──────── Excerpted records

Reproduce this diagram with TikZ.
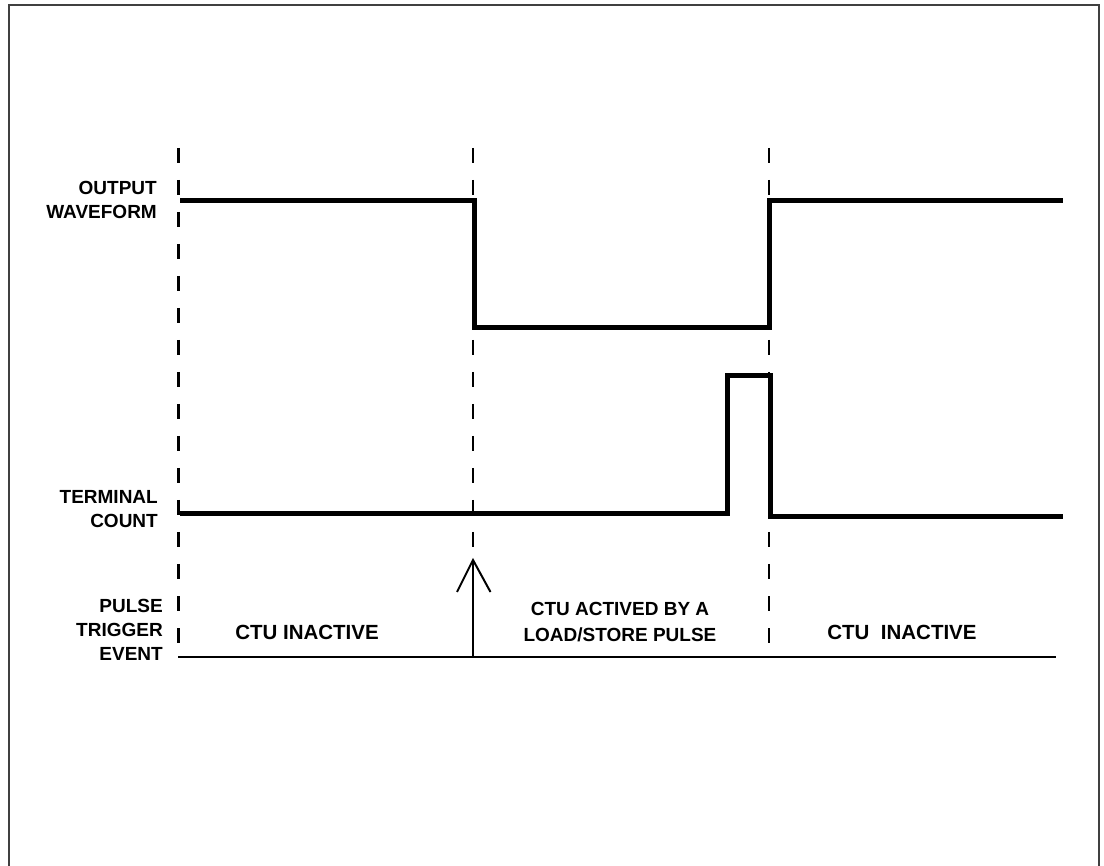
\documentclass[tikz,border=0pt]{standalone}
\usepackage{fontspec}
\setmainfont{Liberation Sans}
\begin{document}
\begin{tikzpicture}[x=1pt,y=-1pt,
  lbl/.style={font=\fontsize{19}{24}\selectfont\bfseries, inner sep=0pt, align=right, anchor=east},
  ctxt/.style={font=\fontsize{19}{26}\selectfont\bfseries, inner sep=0pt, align=center},
  itxt/.style={font=\fontsize{20.5}{26}\selectfont\bfseries, inner sep=0pt, align=center},
  wave/.style={line width=5pt, line join=miter, line cap=butt},
  guide/.style={line width=2.5pt, dash pattern=on 15pt off 17pt},
  base/.style={line width=2.5pt},
  frame/.style={line width=2pt, draw=black!75}]
\useasboundingbox (0,0) rectangle (1104,866);
% frame (bottom edge lies outside the picture)
\coordinate (fbl) at (8.5,866);
\coordinate (ftl) at (8.5,5);
\coordinate (ftr) at (1098.5,5);
\coordinate (fbr) at (1098.5,866);
\draw[frame] (fbl) -- (ftl) -- (ftr) -- (fbr);
% dashed guides
\coordinate (g1t) at (178.5,148); \coordinate (g1b) at (178.5,655);
\coordinate (g2t) at (473,148);   \coordinate (g2b) at (473,655);
\coordinate (g3t) at (769,148);   \coordinate (g3b) at (769,655);
\draw[guide] (g1t) -- (g1b);
\draw[guide] (g2t) -- (g2b);
\draw[guide] (g3t) -- (g3b);
% output waveform
\coordinate (o1) at (180,200.5);
\coordinate (o2) at (474,200.5);
\coordinate (o3) at (474,328);
\coordinate (o4) at (769.5,328);
\coordinate (o5) at (769.5,200.5);
\coordinate (o6) at (1063,200.5);
\draw[wave] (o1) -- (o2) -- (o3) -- (o4) -- (o5) -- (o6);
% terminal count
\coordinate (t1) at (180,514);
\coordinate (t2) at (727.5,514);
\coordinate (t3) at (727.5,375.5);
\coordinate (t4) at (770,375.5);
\coordinate (t5) at (770,516.5);
\coordinate (t6) at (1063,516.5);
\draw[wave] (t1) -- (t2) -- (t3) -- (t4) -- (t5) -- (t6);
% pulse trigger baseline and arrow
\coordinate (b1) at (178,657);
\coordinate (b2) at (1056,657);
\draw[base] (b1) -- (b2);
\coordinate (ab) at (473,657);
\coordinate (at) at (473,560);
\coordinate (al) at (457,592);
\coordinate (ar) at (490.5,592);
\draw[line width=2pt] (ab) -- (at);
\draw[line width=2pt, line join=miter] (al) -- (at) -- (ar);
% labels
\node[lbl] (lout) at (157,200) {OUTPUT\\WAVEFORM};
\node[lbl] (lterm) at (158,509) {TERMINAL\\COUNT};
\node[lbl] (lpulse) at (163,630) {PULSE\\TRIGGER\\EVENT};
\node[itxt] (inact1) at (307,632) {CTU INACTIVE};
\node[ctxt] (act) at (620,622) {CTU ACTIVED BY A\\LOAD/STORE PULSE};
\node[itxt] (inact2) at (902,632) {CTU\ \ INACTIVE};
\end{tikzpicture}
\end{document}
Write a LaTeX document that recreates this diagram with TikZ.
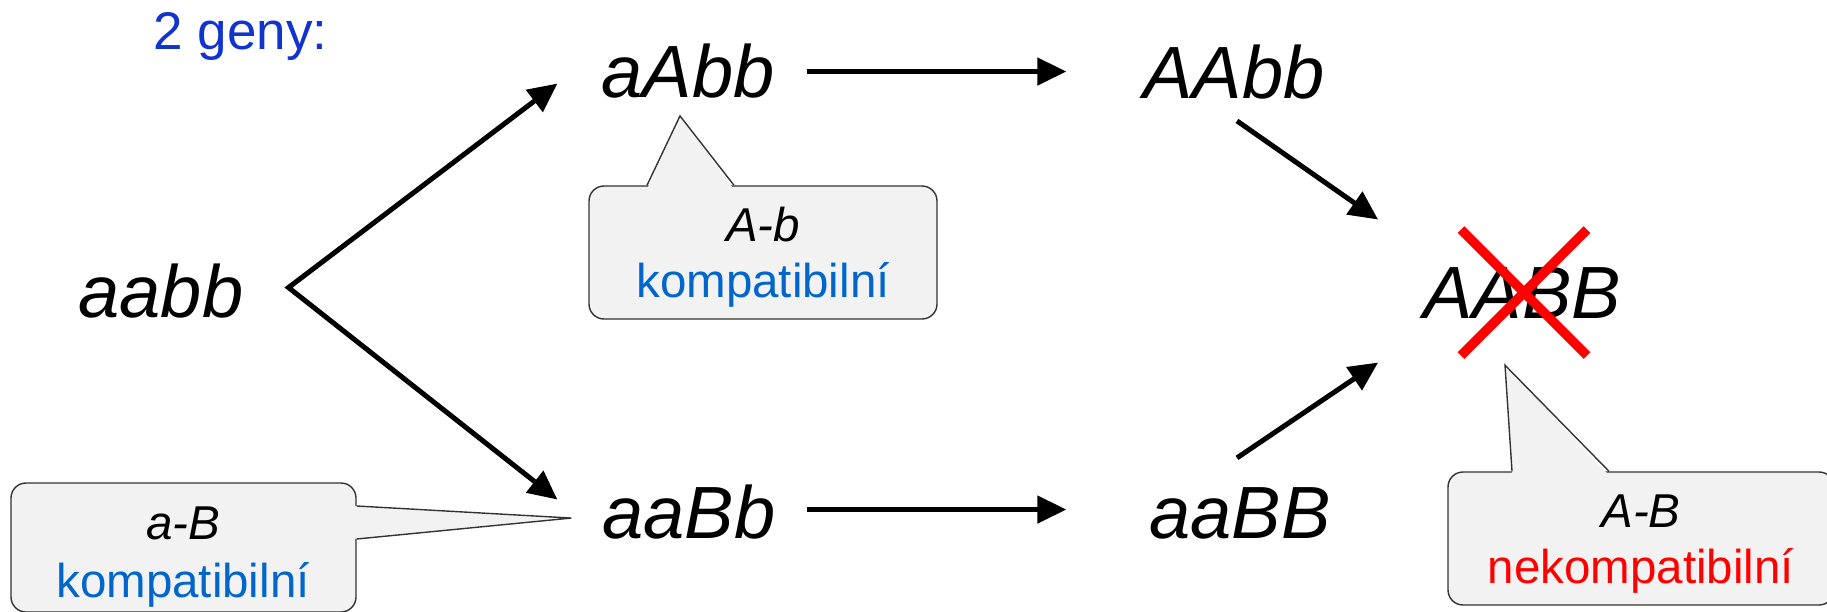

────────────────

**Exercise details**
Take the records above and transcribe them exactly, dropping every picture.

**Answer to the problem**
Reproduce this diagram with TikZ.
\documentclass[tikz,border=0pt]{standalone}
\usepackage{fontspec}
\setmainfont{Liberation Sans}
\begin{document}
\begin{tikzpicture}[x=1pt,y=-1pt,
  lbl/.style={font=\fontsize{19}{24}\selectfont\bfseries, inner sep=0pt, align=right, anchor=east},
  ctxt/.style={font=\fontsize{19}{26}\selectfont\bfseries, inner sep=0pt, align=center},
  itxt/.style={font=\fontsize{20.5}{26}\selectfont\bfseries, inner sep=0pt, align=center},
  wave/.style={line width=5pt, line join=miter, line cap=butt},
  guide/.style={line width=2.5pt, dash pattern=on 15pt off 17pt},
  base/.style={line width=2.5pt},
  frame/.style={line width=2pt, draw=black!75}]
\useasboundingbox (0,0) rectangle (1104,866);
% frame (bottom edge lies outside the picture)
\coordinate (fbl) at (8.5,866);
\coordinate (ftl) at (8.5,5);
\coordinate (ftr) at (1098.5,5);
\coordinate (fbr) at (1098.5,866);
\draw[frame] (fbl) -- (ftl) -- (ftr) -- (fbr);
% dashed guides
\coordinate (g1t) at (178.5,148); \coordinate (g1b) at (178.5,655);
\coordinate (g2t) at (473,148);   \coordinate (g2b) at (473,655);
\coordinate (g3t) at (769,148);   \coordinate (g3b) at (769,655);
\draw[guide] (g1t) -- (g1b);
\draw[guide] (g2t) -- (g2b);
\draw[guide] (g3t) -- (g3b);
% output waveform
\coordinate (o1) at (180,200.5);
\coordinate (o2) at (474,200.5);
\coordinate (o3) at (474,328);
\coordinate (o4) at (769.5,328);
\coordinate (o5) at (769.5,200.5);
\coordinate (o6) at (1063,200.5);
\draw[wave] (o1) -- (o2) -- (o3) -- (o4) -- (o5) -- (o6);
% terminal count
\coordinate (t1) at (180,514);
\coordinate (t2) at (727.5,514);
\coordinate (t3) at (727.5,375.5);
\coordinate (t4) at (770,375.5);
\coordinate (t5) at (770,516.5);
\coordinate (t6) at (1063,516.5);
\draw[wave] (t1) -- (t2) -- (t3) -- (t4) -- (t5) -- (t6);
% pulse trigger baseline and arrow
\coordinate (b1) at (178,657);
\coordinate (b2) at (1056,657);
\draw[base] (b1) -- (b2);
\coordinate (ab) at (473,657);
\coordinate (at) at (473,560);
\coordinate (al) at (457,592);
\coordinate (ar) at (490.5,592);
\draw[line width=2pt] (ab) -- (at);
\draw[line width=2pt, line join=miter] (al) -- (at) -- (ar);
% labels
\node[lbl] (lout) at (157,200) {OUTPUT\\WAVEFORM};
\node[lbl] (lterm) at (158,509) {TERMINAL\\COUNT};
\node[lbl] (lpulse) at (163,630) {PULSE\\TRIGGER\\EVENT};
\node[itxt] (inact1) at (307,632) {CTU INACTIVE};
\node[ctxt] (act) at (620,622) {CTU ACTIVED BY A\\LOAD/STORE PULSE};
\node[itxt] (inact2) at (902,632) {CTU\ \ INACTIVE};
\end{tikzpicture}
\end{document}
Write a LaTeX document that recreates this diagram with TikZ.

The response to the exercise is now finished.